Overbeck betonte das Recht der Ukraine auf Selbstverteidigung betont. Das Gebot “Du sollst nicht töten” gelte für jeden Menschen. Wer sich daran aber nicht halte, müsse davon abgehalten werden, weiter zu töten, sagte Overbeck am Freitag der Bild-Zeitung. „Von daher gibt es ein Verteidigungsrecht für jeden Menschen.“ Angesichts des russischen Angriffskriegs in der Ukraine müsse alles getan werden, damit es nicht noch mehr Opfer gebe. “Es ist deshalb wichtig, dass es erste Schritte gibt, dem anderen zu zeigen, es ist Schluss mit der Gewalt. Es muss jetzt Frieden werden.” In diesen Sinn sei auch Deutschland in der Pflicht, “alles dafür zu tun, was wir im Hintergrund tun können, um in diesem Konflikt deeskalierend zu wirken. Aber auch deutlich machen – und das hat die Bundesregierung jetzt auch mit der Lieferung von Waffen getan – dass wir dem ukrainischen Volk beistehen.”

Overbeck räumte ein, dass es sich um einen Krieg zweier Länder handele, die christliche Wurzeln hätten. “Und so hoffe ich erst recht, dass die Kraft des Glaubens größer ist, als die Kraft, die gerade den Krieg vom Zaun gebrochen hat. Und auch dafür stehen wir als Kirchen ein.”

Weitere Friedensgebete

Bereits am Montag, 7. März, gibt es um 19 Uhr ein weiteres Friedensgebet im Essener Dom, diesmal vor allem für junge Leute.
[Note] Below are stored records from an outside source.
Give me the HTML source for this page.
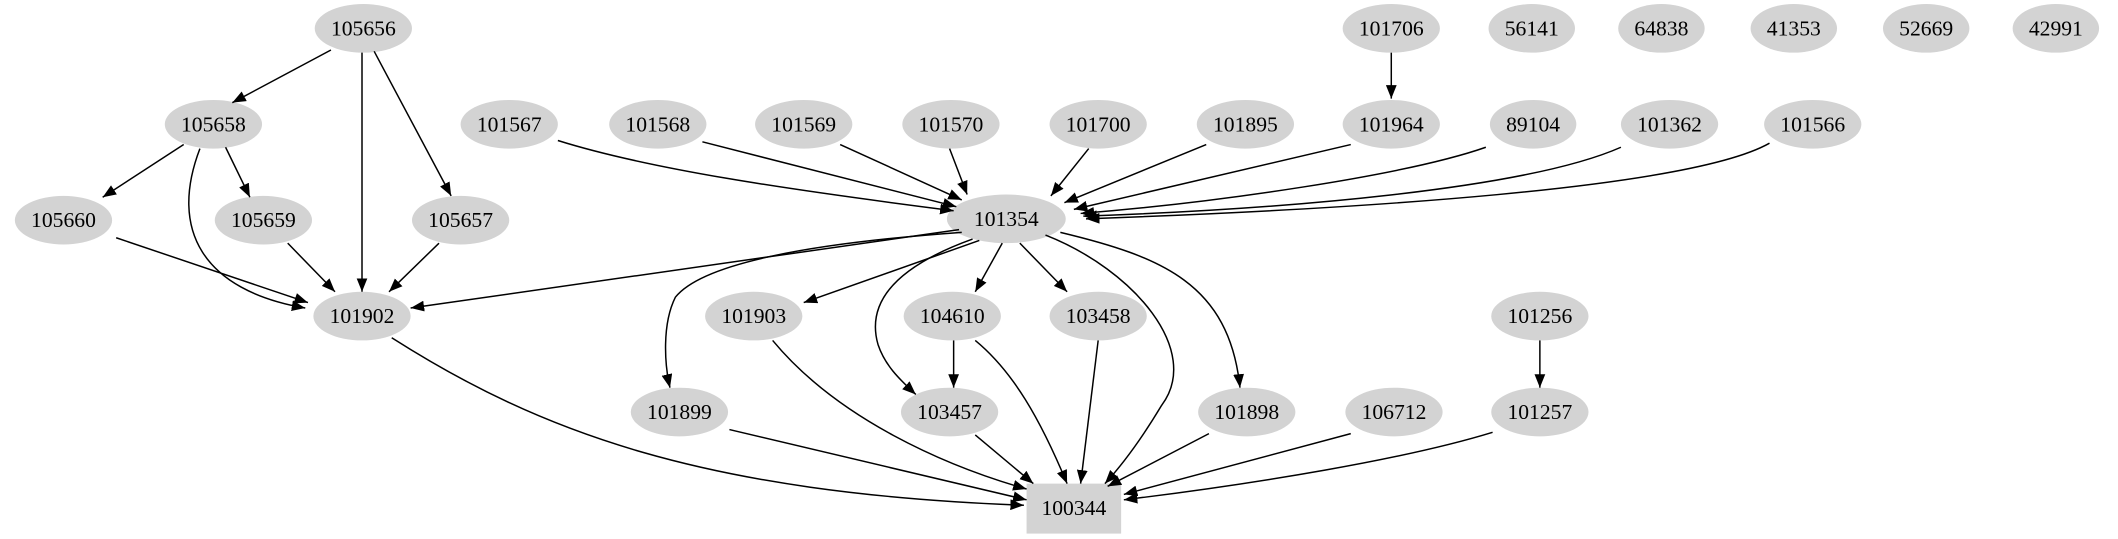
<!DOCTYPE html>
<html><head><meta charset="utf-8"><style>
html,body{margin:0;padding:0;background:#fff;}
svg{display:block;}
text{font-family:"Liberation Serif",serif;font-size:16px;text-anchor:middle;dominant-baseline:central;fill:#000;}
</style></head><body>
<svg width="2118" height="539" viewBox="0 0 1568 399" preserveAspectRatio="none" xmlns="http://www.w3.org/2000/svg">
<defs><marker id="a" markerWidth="10" markerHeight="8" refX="10" refY="4" orient="auto" markerUnits="userSpaceOnUse"><path d="M0,0 L10,4 L0,8 z" fill="#000"/></marker></defs>
<g fill="#d3d3d3">
<ellipse cx="269" cy="21" rx="36" ry="18"/>
<ellipse cx="1030" cy="21" rx="36" ry="18"/>
<ellipse cx="1134" cy="21" rx="32" ry="18"/>
<ellipse cx="1230" cy="21" rx="32" ry="18"/>
<ellipse cx="1328" cy="21" rx="32" ry="18"/>
<ellipse cx="1426" cy="21" rx="32" ry="18"/>
<ellipse cx="1522" cy="21" rx="32" ry="18"/>
<ellipse cx="158" cy="92" rx="36" ry="18"/>
<ellipse cx="377" cy="92" rx="36" ry="18"/>
<ellipse cx="487" cy="92" rx="36" ry="18"/>
<ellipse cx="595" cy="92" rx="36" ry="18"/>
<ellipse cx="704" cy="92" rx="36" ry="18"/>
<ellipse cx="813" cy="92" rx="36" ry="18"/>
<ellipse cx="922" cy="92" rx="36" ry="18"/>
<ellipse cx="1030" cy="92" rx="36" ry="18"/>
<ellipse cx="1135" cy="92" rx="32" ry="18"/>
<ellipse cx="1236" cy="92" rx="36" ry="18"/>
<ellipse cx="1342" cy="92" rx="36" ry="18"/>
<ellipse cx="47" cy="163" rx="36" ry="18"/>
<ellipse cx="195" cy="163" rx="36" ry="18"/>
<ellipse cx="341" cy="163" rx="36" ry="18"/>
<ellipse cx="745" cy="162" rx="44" ry="18"/>
<ellipse cx="268" cy="234" rx="36" ry="18"/>
<ellipse cx="558" cy="234" rx="36" ry="18"/>
<ellipse cx="705" cy="234" rx="36" ry="18"/>
<ellipse cx="813" cy="234" rx="36" ry="18"/>
<ellipse cx="1140" cy="234" rx="36" ry="18"/>
<ellipse cx="503" cy="305" rx="36" ry="18"/>
<ellipse cx="703" cy="305" rx="36" ry="18"/>
<ellipse cx="923" cy="305" rx="36" ry="18"/>
<ellipse cx="1032" cy="305" rx="36" ry="18"/>
<ellipse cx="1140" cy="305" rx="36" ry="18"/>
<rect x="760" y="358" width="70" height="37"/>
</g>
<g fill="none" stroke="#000" stroke-width="1.1" marker-end="url(#a)">
<path d="M245,37 L172,76"/>
<path d="M268,39 L268,216"/>
<path d="M277,38 L334,145"/>
<path d="M136,107 L76,146"/>
<path d="M167,109 L185,146"/>
<path d="M148,110 C125,170 150,215 226,228"/>
<path d="M86,176 L228,224"/>
<path d="M213,180 L248,216"/>
<path d="M325,180 L288,216"/>
<path d="M413,104 C480,125 580,140 706,156"/>
<path d="M520,105 L708,153"/>
<path d="M622,107 L712,148"/>
<path d="M703,110 L716,144"/>
<path d="M806,110 L778,145"/>
<path d="M893,107 L788,150"/>
<path d="M1000,107 L795,155"/>
<path d="M1100,109 C1040,130 900,150 800,158"/>
<path d="M1200,109 C1130,140 950,155 802,160"/>
<path d="M1310,106 C1250,140 1000,155 804,162"/>
<path d="M1030,39 L1030,73"/>
<path d="M710,170 L304,228"/>
<path d="M712,172 C600,180 520,195 500,220 C490,240 492,270 496,287"/>
<path d="M725,178 L595,224"/>
<path d="M720,177 C670,195 640,220 650,255 C655,270 665,280 678,292"/>
<path d="M742,180 L722,216"/>
<path d="M755,180 L790,216"/>
<path d="M774,174 C840,200 890,260 860,300 C845,325 830,345 818,358"/>
<path d="M785,172 C860,190 910,210 918,287"/>
<path d="M706,252 L706,287"/>
<path d="M722,252 C750,275 770,310 790,358"/>
<path d="M813,252 L800,358"/>
<path d="M290,250 C400,320 520,365 758,374"/>
<path d="M572,252 C620,310 700,345 760,362"/>
<path d="M540,318 L760,370"/>
<path d="M722,322 L765,358"/>
<path d="M895,321 L820,360"/>
<path d="M1000,321 L832,366"/>
<path d="M1105,320 C1040,340 930,358 832,370"/>
<path d="M1140,252 L1140,287"/>
</g>
<g>
<text x="269" y="21">105656</text>
<text x="1030" y="21">101706</text>
<text x="1134" y="21">56141</text>
<text x="1230" y="21">64838</text>
<text x="1328" y="21">41353</text>
<text x="1426" y="21">52669</text>
<text x="1522" y="21">42991</text>
<text x="158" y="92">105658</text>
<text x="377" y="92">101567</text>
<text x="487" y="92">101568</text>
<text x="595" y="92">101569</text>
<text x="704" y="92">101570</text>
<text x="813" y="92">101700</text>
<text x="922" y="92">101895</text>
<text x="1030" y="92">101964</text>
<text x="1135" y="92">89104</text>
<text x="1236" y="92">101362</text>
<text x="1342" y="92">101566</text>
<text x="47" y="163">105660</text>
<text x="195" y="163">105659</text>
<text x="341" y="163">105657</text>
<text x="745" y="162">101354</text>
<text x="268" y="234">101902</text>
<text x="558" y="234">101903</text>
<text x="705" y="234">104610</text>
<text x="813" y="234">103458</text>
<text x="1140" y="234">101256</text>
<text x="503" y="305">101899</text>
<text x="703" y="305">103457</text>
<text x="923" y="305">101898</text>
<text x="1032" y="305">106712</text>
<text x="1140" y="305">101257</text>
<text x="795" y="376">100344</text>
</g>
</svg>
</body></html>
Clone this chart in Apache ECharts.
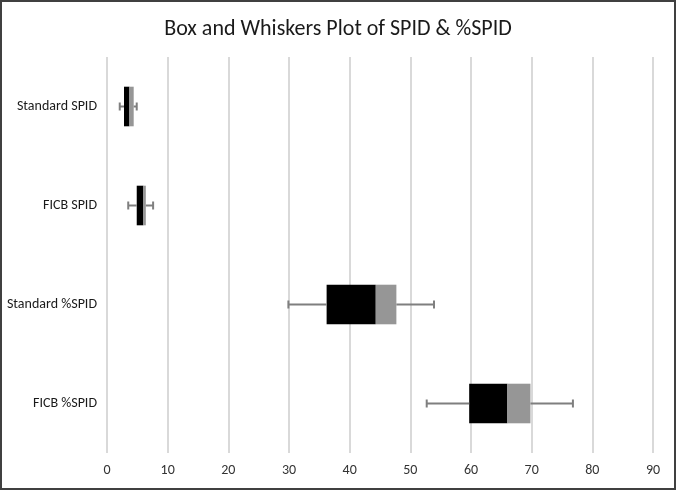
<!DOCTYPE html>
<html>
<head>
<meta charset="utf-8">
<script src="https://cdn.jsdelivr.net/npm/echarts@6/dist/echarts.min.js"></script>
<style>
  html, body { margin: 0; padding: 0; background: #fff; }
  #chart { width: 676px; height: 490px; box-sizing: border-box; border: 2px solid #404040; }
</style>
</head>
<body>
<div id="chart"></div>
<script>
const categories = ['Standard SPID', 'FICB SPID', 'Standard %SPID', 'FICB %SPID'];
const minVals = [2.1, 3.5, 29.9, 52.7];
const q1Vals  = [2.8, 4.9, 36.2, 59.7];
const medVals = [3.7, 6.0, 44.3, 66.0];
const q3Vals  = [4.4, 6.4, 47.7, 69.8];
const maxVals = [4.9, 7.6, 53.9, 76.8];
const xTicks = [0, 10, 20, 30, 40, 50, 60, 70, 80, 90];

const lowerBox = categories.map((c, i) => +(medVals[i] - q1Vals[i]).toFixed(3));
const upperBox = categories.map((c, i) => +(q3Vals[i] - medVals[i]).toFixed(3));
const whiskerData = categories.map((c, i) => [i, minVals[i], q1Vals[i], q3Vals[i], maxVals[i]]);

const chart = echarts.init(document.getElementById('chart'));
const font = 'Carlito, "Open Sans", "Noto Sans", sans-serif';

chart.setOption({
  animation: false,
  title: {
    text: 'Box and Whiskers Plot of SPID & %SPID',
    left: 'center',
    top: 11,
    textStyle: { fontFamily: font, fontSize: 22, fontWeight: 'normal', color: '#1a1a1a' }
  },
  grid: { left: 105, right: 21, top: 55, bottom: 35, containLabel: false },
  xAxis: {
    type: 'value',
    min: xTicks[0],
    max: xTicks[xTicks.length - 1],
    interval: 10,
    axisLine: { show: false },
    axisTick: { show: false },
    axisLabel: { fontFamily: font, fontSize: 14, color: '#333', margin: 10 },
    splitLine: { show: true, lineStyle: { color: '#d9d9d9', width: 2 } }
  },
  yAxis: {
    type: 'category',
    data: categories,
    inverse: true,
    axisLine: { show: false },
    axisTick: { show: false },
    axisLabel: { fontFamily: font, fontSize: 14, color: '#1a1a1a', margin: 10 }
  },
  series: [
    {
      type: 'bar', stack: 'box', data: q1Vals, barWidth: '40%',
      itemStyle: { color: 'transparent' }, silent: true
    },
    {
      type: 'bar', stack: 'box', data: lowerBox, barWidth: '40%',
      itemStyle: { color: '#000000' }
    },
    {
      type: 'bar', stack: 'box', data: upperBox, barWidth: '40%',
      itemStyle: { color: '#969696' }
    },
    {
      type: 'custom',
      data: whiskerData,
      encode: { x: [1, 2, 3, 4], y: 0 },
      z: 5,
      renderItem: function (params, api) {
        const ci = api.value(0);
        const pMin = api.coord([api.value(1), ci]);
        const pQ1 = api.coord([api.value(2), ci]);
        const pQ3 = api.coord([api.value(3), ci]);
        const pMax = api.coord([api.value(4), ci]);
        const y = pMin[1];
        const h = 4;
        const style = { stroke: '#7f7f7f', lineWidth: 2 };
        return {
          type: 'group',
          children: [
            { type: 'line', shape: { x1: pMin[0], y1: y, x2: pQ1[0], y2: y }, style: style },
            { type: 'line', shape: { x1: pQ3[0], y1: y, x2: pMax[0], y2: y }, style: style },
            { type: 'line', shape: { x1: pMin[0], y1: y - h, x2: pMin[0], y2: y + h }, style: style },
            { type: 'line', shape: { x1: pMax[0], y1: y - h, x2: pMax[0], y2: y + h }, style: style }
          ]
        };
      }
    }
  ]
});
</script>
</body>
</html>
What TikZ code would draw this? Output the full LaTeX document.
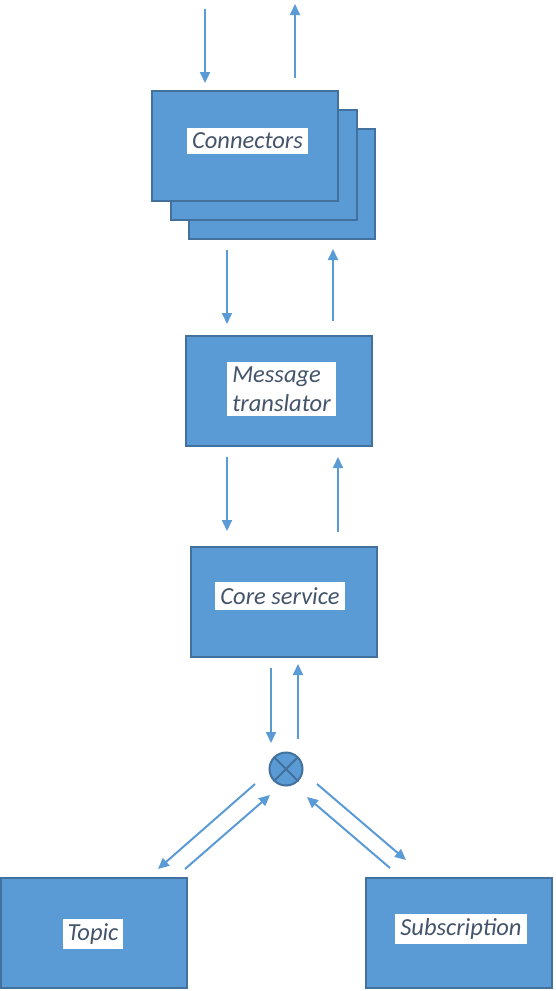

Sven Christer Scholven aus der Jugendabteilung des Bistums und BDKJ-Diözesanjugendseelsorger Simon Radeck laden zu diesem Gebet ein, das Stefan Glaser musikalisch gestalten wird. Zum „Ökumenischen Friedensgebet in der Stadtmitte“ laden die Essener Marktkirche und das Domkapitel nun immer donnerstags um 12.30 Uhr in die Marktkirche, Markt 2/Porschekanzel, ein. „Wir halten wach, was Christinnen und Christen nach dem letzten Weltkrieg gemeinsam formuliert haben: ‚Krieg soll nach Gottes Willen nicht sein!‘ Wir setzen auf eine andere, eine menschenfreundlichere Realität“, sagt Marktkirchen-Pfarrer Jan Vicari.